** START OF Information supplied **

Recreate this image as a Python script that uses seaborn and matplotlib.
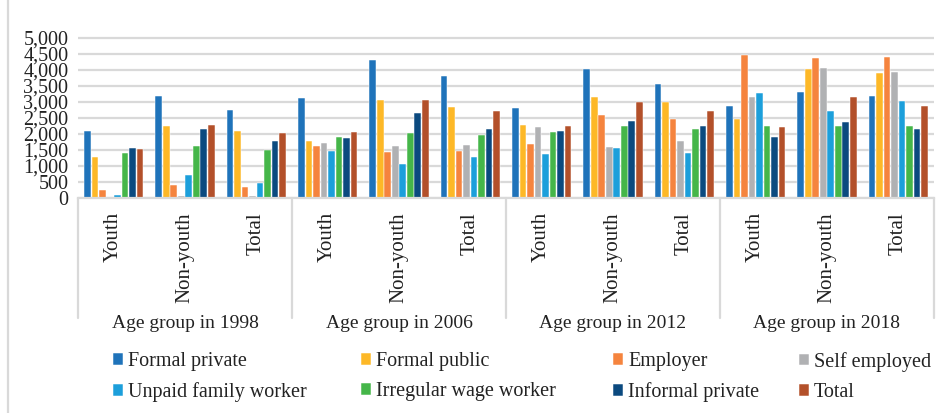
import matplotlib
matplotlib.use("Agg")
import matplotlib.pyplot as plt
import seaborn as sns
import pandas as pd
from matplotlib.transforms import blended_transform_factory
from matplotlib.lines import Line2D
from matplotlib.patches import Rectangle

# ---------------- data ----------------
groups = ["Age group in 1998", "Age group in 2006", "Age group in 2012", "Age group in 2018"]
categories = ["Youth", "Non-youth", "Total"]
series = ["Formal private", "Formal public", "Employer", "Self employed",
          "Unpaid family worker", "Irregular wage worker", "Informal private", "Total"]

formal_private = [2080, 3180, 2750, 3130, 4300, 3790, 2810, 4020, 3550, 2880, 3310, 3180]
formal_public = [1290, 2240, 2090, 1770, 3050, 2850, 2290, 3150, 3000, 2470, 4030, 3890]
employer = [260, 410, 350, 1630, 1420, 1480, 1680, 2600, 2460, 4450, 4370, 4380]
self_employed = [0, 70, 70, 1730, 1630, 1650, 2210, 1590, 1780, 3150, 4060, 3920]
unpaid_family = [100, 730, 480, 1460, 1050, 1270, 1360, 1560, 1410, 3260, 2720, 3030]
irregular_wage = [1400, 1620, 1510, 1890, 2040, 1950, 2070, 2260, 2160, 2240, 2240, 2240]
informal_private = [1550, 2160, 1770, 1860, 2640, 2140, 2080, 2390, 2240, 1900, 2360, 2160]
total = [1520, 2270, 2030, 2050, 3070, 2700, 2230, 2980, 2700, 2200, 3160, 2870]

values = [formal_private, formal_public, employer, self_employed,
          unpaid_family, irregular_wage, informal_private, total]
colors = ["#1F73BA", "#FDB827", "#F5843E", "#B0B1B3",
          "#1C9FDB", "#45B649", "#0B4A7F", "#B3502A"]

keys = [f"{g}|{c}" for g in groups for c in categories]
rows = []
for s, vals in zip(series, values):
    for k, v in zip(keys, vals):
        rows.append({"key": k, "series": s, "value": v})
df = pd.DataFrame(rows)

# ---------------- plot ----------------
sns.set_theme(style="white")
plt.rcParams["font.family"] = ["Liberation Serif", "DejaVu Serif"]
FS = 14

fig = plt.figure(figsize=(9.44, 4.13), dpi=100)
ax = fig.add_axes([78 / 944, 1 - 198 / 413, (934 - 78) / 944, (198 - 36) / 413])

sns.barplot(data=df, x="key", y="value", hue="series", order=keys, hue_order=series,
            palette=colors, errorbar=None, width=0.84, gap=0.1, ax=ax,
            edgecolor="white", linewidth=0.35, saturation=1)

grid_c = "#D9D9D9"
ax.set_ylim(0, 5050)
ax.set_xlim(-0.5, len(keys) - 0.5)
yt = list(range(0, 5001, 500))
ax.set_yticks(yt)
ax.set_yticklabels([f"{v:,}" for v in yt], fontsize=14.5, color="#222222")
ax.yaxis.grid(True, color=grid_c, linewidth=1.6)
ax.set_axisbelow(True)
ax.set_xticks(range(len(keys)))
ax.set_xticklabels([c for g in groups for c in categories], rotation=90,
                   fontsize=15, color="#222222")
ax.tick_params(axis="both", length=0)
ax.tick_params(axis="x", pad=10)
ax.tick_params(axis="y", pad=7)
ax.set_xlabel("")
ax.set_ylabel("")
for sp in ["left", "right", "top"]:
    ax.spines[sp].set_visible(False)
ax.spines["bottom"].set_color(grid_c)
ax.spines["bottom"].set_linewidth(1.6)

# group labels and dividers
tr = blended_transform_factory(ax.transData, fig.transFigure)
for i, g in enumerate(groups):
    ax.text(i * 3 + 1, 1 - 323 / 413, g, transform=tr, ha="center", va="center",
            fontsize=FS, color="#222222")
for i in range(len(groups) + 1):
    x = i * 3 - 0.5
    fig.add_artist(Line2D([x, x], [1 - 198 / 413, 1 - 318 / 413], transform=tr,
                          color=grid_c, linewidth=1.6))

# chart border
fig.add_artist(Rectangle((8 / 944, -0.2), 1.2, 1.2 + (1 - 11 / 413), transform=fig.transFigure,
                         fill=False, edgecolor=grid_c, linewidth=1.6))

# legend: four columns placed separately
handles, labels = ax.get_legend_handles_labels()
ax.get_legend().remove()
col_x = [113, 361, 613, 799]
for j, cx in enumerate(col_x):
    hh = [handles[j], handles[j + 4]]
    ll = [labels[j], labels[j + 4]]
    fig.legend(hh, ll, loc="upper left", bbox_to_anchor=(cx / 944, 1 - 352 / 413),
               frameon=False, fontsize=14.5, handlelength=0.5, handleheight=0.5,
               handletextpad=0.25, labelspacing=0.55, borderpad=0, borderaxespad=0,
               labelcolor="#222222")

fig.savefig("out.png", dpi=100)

** END OF Information supplied **

§ Task
From the first line above to the line containing "2200, 3160, 2870]", repeat each line exactly. Pictures stay out.

§ Reply to the exercise
Recreate this image as a Python script that uses seaborn and matplotlib.
import matplotlib
matplotlib.use("Agg")
import matplotlib.pyplot as plt
import seaborn as sns
import pandas as pd
from matplotlib.transforms import blended_transform_factory
from matplotlib.lines import Line2D
from matplotlib.patches import Rectangle

# ---------------- data ----------------
groups = ["Age group in 1998", "Age group in 2006", "Age group in 2012", "Age group in 2018"]
categories = ["Youth", "Non-youth", "Total"]
series = ["Formal private", "Formal public", "Employer", "Self employed",
          "Unpaid family worker", "Irregular wage worker", "Informal private", "Total"]

formal_private = [2080, 3180, 2750, 3130, 4300, 3790, 2810, 4020, 3550, 2880, 3310, 3180]
formal_public = [1290, 2240, 2090, 1770, 3050, 2850, 2290, 3150, 3000, 2470, 4030, 3890]
employer = [260, 410, 350, 1630, 1420, 1480, 1680, 2600, 2460, 4450, 4370, 4380]
self_employed = [0, 70, 70, 1730, 1630, 1650, 2210, 1590, 1780, 3150, 4060, 3920]
unpaid_family = [100, 730, 480, 1460, 1050, 1270, 1360, 1560, 1410, 3260, 2720, 3030]
irregular_wage = [1400, 1620, 1510, 1890, 2040, 1950, 2070, 2260, 2160, 2240, 2240, 2240]
informal_private = [1550, 2160, 1770, 1860, 2640, 2140, 2080, 2390, 2240, 1900, 2360, 2160]
total = [1520, 2270, 2030, 2050, 3070, 2700, 2230, 2980, 2700, 2200, 3160, 2870]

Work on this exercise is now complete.